The housing project of the two Wong Tai Sin Estates were completed in early 1960s. The name of Wong Tai Sin gradually gained popularity over Chuk Yuen, though the temple continues to use the address of No. 2 Chuk Yuen Village.

Later, the northern part of the settlement area was replaced with the Chuk Yuen North and Chuk Yuen South estates. The Chuk Yuen Bus Terminus at Chuk Yuen Road, between two estates, hosts many bus routes to other areas of Hong Kong.

Nowadays, Chuk Yuen commonly refers to the estates, the bus terminus, and surroundings.

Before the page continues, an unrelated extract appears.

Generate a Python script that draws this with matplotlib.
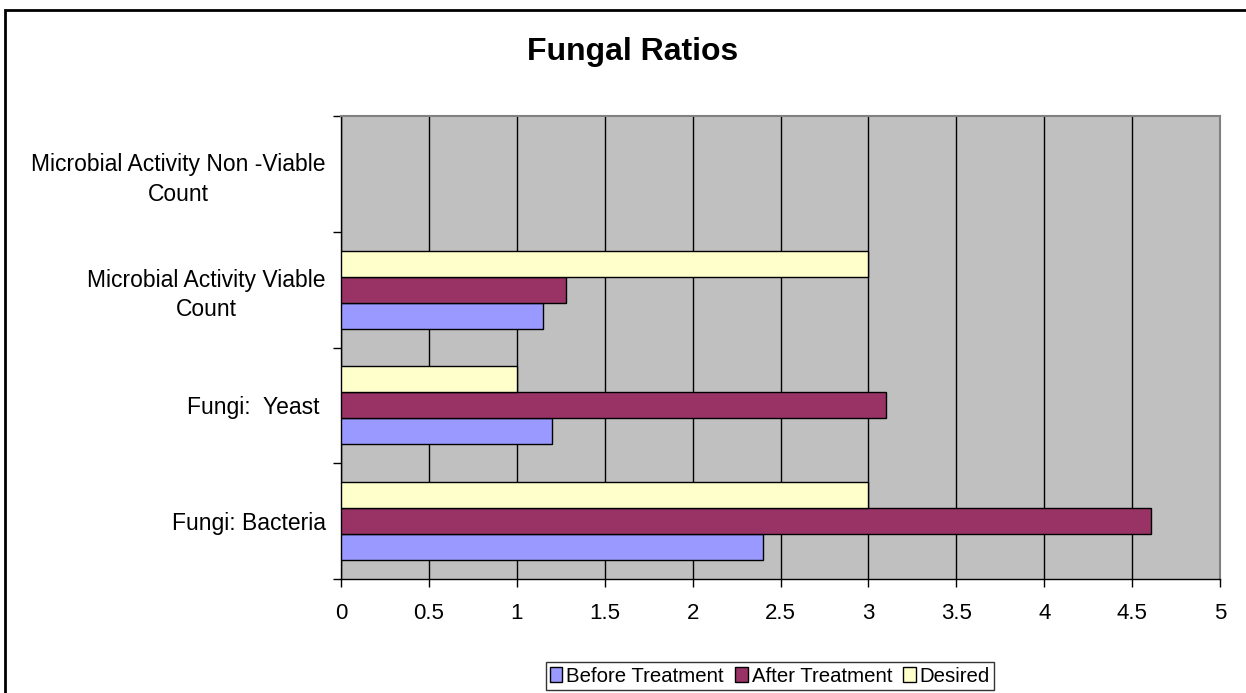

In the 2019 and 2020 policy addresses, the chief executive stated that the government intends to take back possession of the remaining Chuk Yuen United Village and to redevelop the land into high-density public housing.

==Notable buildings==

- The cloth factory Kwong Lung On, founded during the 1930s, and Wing Yuen Silk Factory, founded shortly after World War II, were both managed by the Tam family who still live in Chuk Yuen United Village today. In its heyday, the dual factories had a workforce of at least 40 people, with a dedicated worker's dormitories and canteen. They were well known among locals, and in the 1950s, their products were regarded highly by the name "Wong Tai Sin Cloth" (黃大仙綢). Because of the business, the Tam family became wealthy within the area, and managed to apply for water pipes, electricity, and telephone from the government. In the early 1950s the factory was the only place with a telephone in the entire village.
- Chuk Yuen Children's Reception Centre, at Fung Wong San Tsuen, a temporary home for children when their parents are not suitable to take care of them.
- The Salvation Army Chuk Yuen Corps was set up on 26 June 1956, as a vocational centre for youngsters with a primary school for children. It was opened by the then Governor of Hong Kong Sir Alexander Grantham and about one hundred distinguished guests attended.